Although there are laws against illegal dumping, enforcement is difficult. Dumping is a crime that is committed randomly and quickly and is not considered to be one of the “important” crimes that require investigation. Fines can be assessed in the thousands of dollars depending on the weight of the garbage that is dumped and whether the garbage is from an individual or a business.

It has been noted that there are more illegal dumps where there are fewer convenience centers because many people don’t want to waste the gas or time to travel to one to dispose of their trash. Frequently, dumping occurs on Sundays, when convenience centers are typically closed.
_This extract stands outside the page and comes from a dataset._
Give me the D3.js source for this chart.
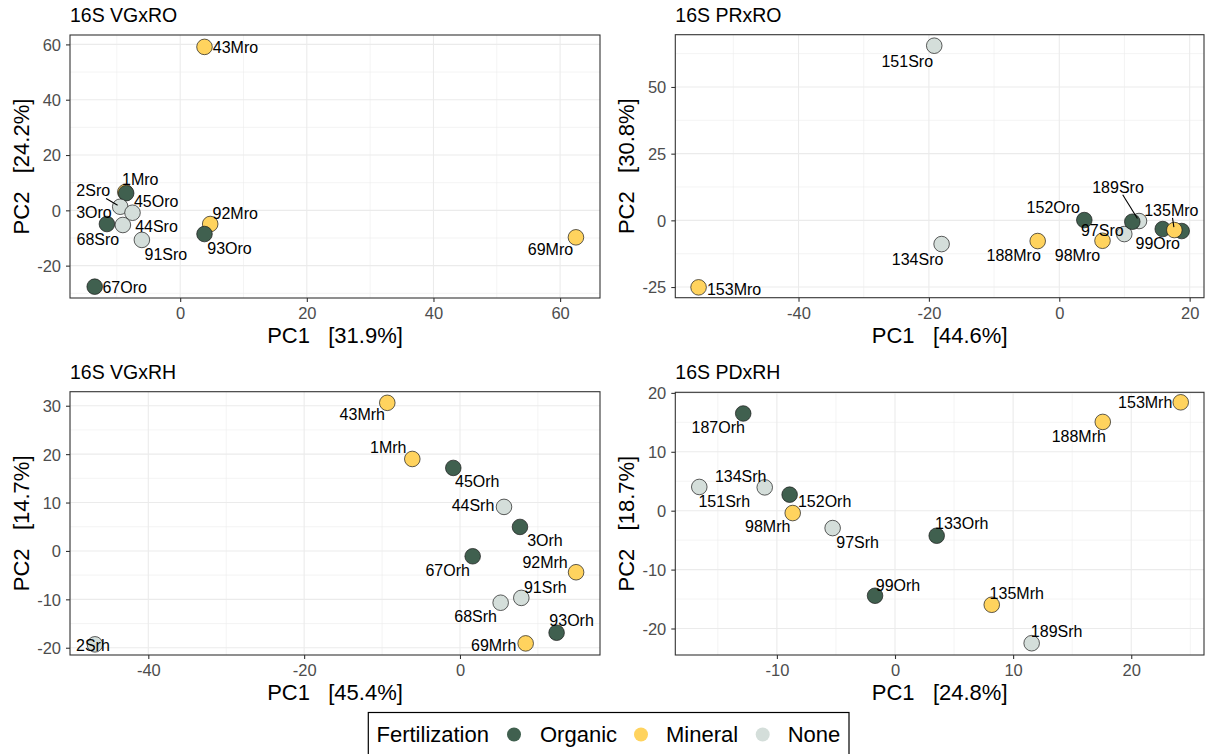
<!DOCTYPE html>
<html><head><meta charset="utf-8">
<script src="https://cdn.jsdelivr.net/npm/d3@7"></script>
<style>
body{margin:0;background:#fff}
text{font-family:"Liberation Sans",Arial,Helvetica,sans-serif;white-space:pre}
</style>
</head><body>
<svg id="chart" width="1205" height="754"></svg>
<script>
// ---------------- DATA ----------------
const groupNames = ["Organic", "Mineral", "None"];
const groupColors = ["#40604f", "#ffd35e", "#d4deda"];
const legendTitle = "Fertilization";

// Panel 1: 16S VGxRO
const vgroTitle = "16S VGxRO";
const vgroXLabel = "PC1   [31.9%]";
const vgroYLabel = "PC2   [24.2%]";
const vgroXTicks = [0, 20, 40, 60];
const vgroYTicks = [-20, 0, 20, 40, 60];
const vgroXDomain = [-17.4, 66.3];
const vgroYDomain = [-31.7, 63.4];
const vgroNames = ["43Mro","69Mro","92Mro","93Oro","1Mro","45Oro","3Oro","67Oro","2Sro","44Sro","68Sro","91Sro"];
const vgroPC1 = [3.84, 62.5, 4.74, 3.84, -8.67, -8.53, -11.57, -13.5, -9.47, -7.53, -9.05, -6.05];
const vgroPC2 = [59.1, -9.76, -4.95, -8.57, 6.6, 6.2, -4.95, -27.6, 1.3, -0.87, -5.3, -10.7];
const vgroGroup = ["Mineral","Mineral","Mineral","Organic","Mineral","Organic","Organic","Organic","None","None","None","None"];

// Panel 2: 16S PRxRO
const prroTitle = "16S PRxRO";
const prroXLabel = "PC1   [44.6%]";
const prroYLabel = "PC2   [30.8%]";
const prroXTicks = [-40, -20, 0, 20];
const prroYTicks = [-25, 0, 25, 50];
const prroXDomain = [-58.9, 22.2];
const prroYDomain = [-29.0, 69.6];
const prroNames = ["153Mro","151Sro","134Sro","188Mro","98Mro","152Oro","97Sro","189Sro","187Oro","99Oro","133Oro","135Mro"];
const prroPC1 = [-55.33, -19.18, -18.05, -3.31, 6.63, 3.84, 9.97, 12.23, 11.2, 15.87, 18.78, 17.65];
const prroPC2 = [-25.12, 65.47, -8.89, -7.76, -7.65, 0.11, -5.14, -0.26, -0.52, -3.26, -4.01, -3.64];
const prroGroup = ["Mineral","None","None","Mineral","Mineral","Organic","None","None","Organic","Organic","Organic","Mineral"];

// Panel 3: 16S VGxRH
const vgrhTitle = "16S VGxRH";
const vgrhXLabel = "PC1   [45.4%]";
const vgrhYLabel = "PC2   [14.7%]";
const vgrhXTicks = [-40, -20, 0];
const vgrhYTicks = [-20, -10, 0, 10, 20, 30];
const vgrhXDomain = [-50.05, 17.97];
const vgrhYDomain = [-21.5, 32.9];
const vgrhNames = ["43Mrh","1Mrh","45Orh","44Srh","3Orh","67Orh","92Mrh","91Srh","68Srh","93Orh","69Mrh","2Srh"];
const vgrhPC1 = [-9.33, -6.12, -0.86, 5.65, 7.7, 1.63, 14.9, 7.87, 5.22, 12.4, 8.43, -46.85];
const vgrhPC2 = [30.6, 19.0, 17.15, 9.1, 4.96, -1.1, -4.4, -9.7, -10.7, -16.9, -19.1, -19.3];
const vgrhGroup = ["Mineral","Mineral","Organic","None","Organic","Organic","Mineral","None","None","Organic","Mineral","None"];

// Panel 4: 16S PDxRH
const pdrhTitle = "16S PDxRH";
const pdrhXLabel = "PC1   [24.8%]";
const pdrhYLabel = "PC2   [18.7%]";
const pdrhXTicks = [-10, 0, 10, 20];
const pdrhYTicks = [-20, -10, 0, 10, 20];
const pdrhXDomain = [-18.6, 26.16];
const pdrhYDomain = [-24.5, 20.1];
const pdrhNames = ["187Orh","151Srh","134Srh","152Orh","98Mrh","97Srh","99Orh","133Orh","135Mrh","189Srh","188Mrh","153Mrh"];
const pdrhPC1 = [-12.85, -16.57, -11.03, -8.92, -8.66, -5.28, -1.69, 3.53, 8.19, 11.57, 17.59, 24.19];
const pdrhPC2 = [16.5, 4.03, 3.96, 2.72, -0.4, -2.95, -14.44, -4.25, -15.97, -22.5, 15.07, 18.4];
const pdrhGroup = ["Organic","None","None","Organic","Mineral","None","Organic","Organic","Mineral","None","Mineral","Mineral"];

// ---------------- LAYOUT (positions, not data) ----------------
// label nudges in px from point centre to text centre (null = label dropped), third item = leader line
const vgroLabelPos = [[31,0],[-25.5,12],[25,-11],[25,14],[15,-13],[30,8.5],[-13,-12],[30,1],[-27,-16,1],[24,14],[-25,14],[24,14]];
const prroLabelPos = [[35.5,1.5],[-27,16],[-24,15],[-24,14],[-25,14],[-31,-13],[-22,-4],[-21,-34,1],null,[-5,14],null,[-3,-20,1]];
const vgrhLabelPos = [[-25,11],[-24,-12],[24,13],[-31,-2],[25,13],[-25,14],[-31,-10],[24,-11],[-25,14],[15,-12],[-32,2],[-2,1]];
const pdrhLabelPos = [[-25,14],[25,14],[-24,-11],[35,7],[-25,13],[25,14],[23,-11],[25,-12],[25,-12],[25,-12],[-24,14],[-35.5,0]];

const panels = [
  {title: vgroTitle, xl: vgroXLabel, yl: vgroYLabel, xt: vgroXTicks, yt: vgroYTicks, xd: vgroXDomain, yd: vgroYDomain,
   names: vgroNames, x: vgroPC1, y: vgroPC2, g: vgroGroup, lp: vgroLabelPos, box: [70, 35, 600, 298]},
  {title: prroTitle, xl: prroXLabel, yl: prroYLabel, xt: prroXTicks, yt: prroYTicks, xd: prroXDomain, yd: prroYDomain,
   names: prroNames, x: prroPC1, y: prroPC2, g: prroGroup, lp: prroLabelPos, box: [675.3, 34.7, 1204, 297.7]},
  {title: vgrhTitle, xl: vgrhXLabel, yl: vgrhYLabel, xt: vgrhXTicks, yt: vgrhYTicks, xd: vgrhXDomain, yd: vgrhYDomain,
   names: vgrhNames, x: vgrhPC1, y: vgrhPC2, g: vgrhGroup, lp: vgrhLabelPos, box: [70, 391.7, 600, 655]},
  {title: pdrhTitle, xl: pdrhXLabel, yl: pdrhYLabel, xt: pdrhXTicks, yt: pdrhYTicks, xd: pdrhXDomain, yd: pdrhYDomain,
   names: pdrhNames, x: pdrhPC1, y: pdrhPC2, g: pdrhGroup, lp: pdrhLabelPos, box: [675.3, 392.3, 1204, 655]}
];

const color = d3.scaleOrdinal().domain(groupNames).range(groupColors);
const svg = d3.select("#chart");
const R = 7.8;
const fmt = d => String(d);

function minorTicks(ticks, domain) {
  const step = ticks[1] - ticks[0];
  const out = [];
  for (let v = ticks[0] - step / 2; v <= domain[1]; v += step) {
    if (v >= domain[0]) out.push(v);
  }
  for (let v = ticks[0] - step * 1.5; v >= domain[0]; v -= step) out.push(v);
  return out;
}

panels.forEach(p => {
  const [x0, y0, x1, y1] = p.box;
  const xs = d3.scaleLinear().domain(p.xd).range([x0, x1]);
  const ys = d3.scaleLinear().domain(p.yd).range([y1, y0]);
  const g = svg.append("g");

  // grid
  const grid = g.append("g");
  minorTicks(p.xt, p.xd).forEach(v => grid.append("line").attr("x1", xs(v)).attr("x2", xs(v)).attr("y1", y0).attr("y2", y1)
    .attr("stroke", "#ececec").attr("stroke-width", 0.6));
  minorTicks(p.yt, p.yd).forEach(v => grid.append("line").attr("y1", ys(v)).attr("y2", ys(v)).attr("x1", x0).attr("x2", x1)
    .attr("stroke", "#ececec").attr("stroke-width", 0.6));
  p.xt.forEach(v => grid.append("line").attr("x1", xs(v)).attr("x2", xs(v)).attr("y1", y0).attr("y2", y1)
    .attr("stroke", "#ebebeb").attr("stroke-width", 1.1));
  p.yt.forEach(v => grid.append("line").attr("y1", ys(v)).attr("y2", ys(v)).attr("x1", x0).attr("x2", x1)
    .attr("stroke", "#ebebeb").attr("stroke-width", 1.1));

  // axes
  const xAxis = g.append("g").attr("transform", `translate(0,${y1})`)
    .call(d3.axisBottom(xs).tickValues(p.xt).tickSize(4).tickPadding(3).tickFormat(fmt));
  const yAxis = g.append("g").attr("transform", `translate(${x0},0)`)
    .call(d3.axisLeft(ys).tickValues(p.yt).tickSize(4).tickPadding(5).tickFormat(fmt));
  [xAxis, yAxis].forEach(a => {
    a.select(".domain").remove();
    a.selectAll(".tick line").attr("stroke", "#333").attr("stroke-width", 1.1);
    a.selectAll(".tick text").attr("fill", "#4d4d4d").style("font-size", "16.5px")
      .style("font-family", "'Liberation Sans', Arial, sans-serif");
  });
  xAxis.selectAll(".tick text").attr("dy", "0.85em");
  yAxis.selectAll(".tick text").attr("dy", "0.36em");

  // panel border
  g.append("rect").attr("x", x0).attr("y", y0).attr("width", x1 - x0).attr("height", y1 - y0)
    .attr("fill", "none").attr("stroke", "#333").attr("stroke-width", 1.1);

  // titles
  g.append("text").attr("x", x0).attr("y", y0 - 13).text(p.title)
    .style("font-size", "19.5px").attr("fill", "#000");
  g.append("text").attr("x", (x0 + x1) / 2).attr("y", y1 + 45).attr("text-anchor", "middle")
    .text(p.xl).style("font-size", "22px").attr("fill", "#000");
  g.append("text").attr("transform", `translate(${x0 - 41},${(y0 + y1) / 2}) rotate(-90)`)
    .attr("text-anchor", "middle").text(p.yl).style("font-size", "22px").attr("fill", "#000");

  const data = p.names.map((n, i) => ({name: n, x: p.x[i], y: p.y[i], g: p.g[i], lp: p.lp[i]}));

  // points
  g.append("g").selectAll("circle").data(data).join("circle")
    .attr("cx", d => xs(d.x)).attr("cy", d => ys(d.y)).attr("r", R)
    .attr("fill", d => color(d.g)).attr("stroke", "#1a1a1a").attr("stroke-width", 0.7);

  // labels
  const lg = g.append("g");
  data.filter(d => d.lp).forEach(d => {
    const px = xs(d.x), py = ys(d.y);
    const tx = px + d.lp[0], ty = py + d.lp[1];
    const t = lg.append("text").attr("x", tx).attr("y", ty).attr("dy", "0.36em")
      .attr("text-anchor", "middle").text(d.name).style("font-size", "16px").attr("fill", "#000");
    if (d.lp[2]) {
      const bb = t.node().getBBox();
      const hw = bb.width / 2 + 1, hh = bb.height / 2 - 1;
      const cx = bb.x + bb.width / 2, cy = bb.y + bb.height / 2;
      const dx = px - cx, dy = py - cy;
      const s = Math.min(Math.abs(hw / (dx || 1e-6)), Math.abs(hh / (dy || 1e-6)));
      const sx = cx + dx * s, sy = cy + dy * s;
      const len = Math.hypot(px - sx, py - sy);
      const ex = px - (px - sx) / len * 3, ey = py - (py - sy) / len * 3;
      lg.insert("line", "text").attr("x1", sx).attr("y1", sy).attr("x2", ex).attr("y2", ey)
        .attr("stroke", "#000").attr("stroke-width", 1.1);
    }
  });
});

// legend
const leg = svg.append("g");
leg.append("rect").attr("x", 368.3).attr("y", 712.5).attr("width", 480.7).attr("height", 60)
  .attr("fill", "#fff").attr("stroke", "#000").attr("stroke-width", 1.2);
leg.append("text").attr("x", 376.5).attr("y", 742).text(legendTitle).style("font-size", "22px");
const legX = [514, 641, 762.7];
const legTX = [540, 666, 787.7];
groupNames.forEach((n, i) => {
  leg.append("circle").attr("cx", legX[i]).attr("cy", 734.5).attr("r", 7).attr("fill", color(n));
  leg.append("text").attr("x", legTX[i]).attr("y", 742).text(n).style("font-size", "22px");
});
</script>
</body></html>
Some smaller convenience centers do not accept furniture or appliance waste, and this encourages residents to dump it into their own communities.

Illegal dumps are hard to clean up. Sometimes it takes a tow truck and a wench to haul materials up a hillside. It takes money and a lot muscle to clean up an illegal dump. When tires are pulled out of a ravine, it costs the county a minimum of $1 to dispose of each tire. Appliances can leak freon into the environment. Household trash can pollute soil, air and water as it is dispersed throughout the countryside by animals, wind and water.  

Illegal dumping is not just a problem in the countryside; it is also a huge problem at the city recycling drop-off sites, in vacant lots and along city roadsides. Illegal dumping is littering, and laws exist to punish those who litter. Littering lowers property values; decreases the amount of money our community can derive from tourism; pollutes the air, soil and water; and is unsanitary and unsightly. Illegal dumping is easily preventable by simply utilizing the convenience centers the county provides for all county and/or city residents.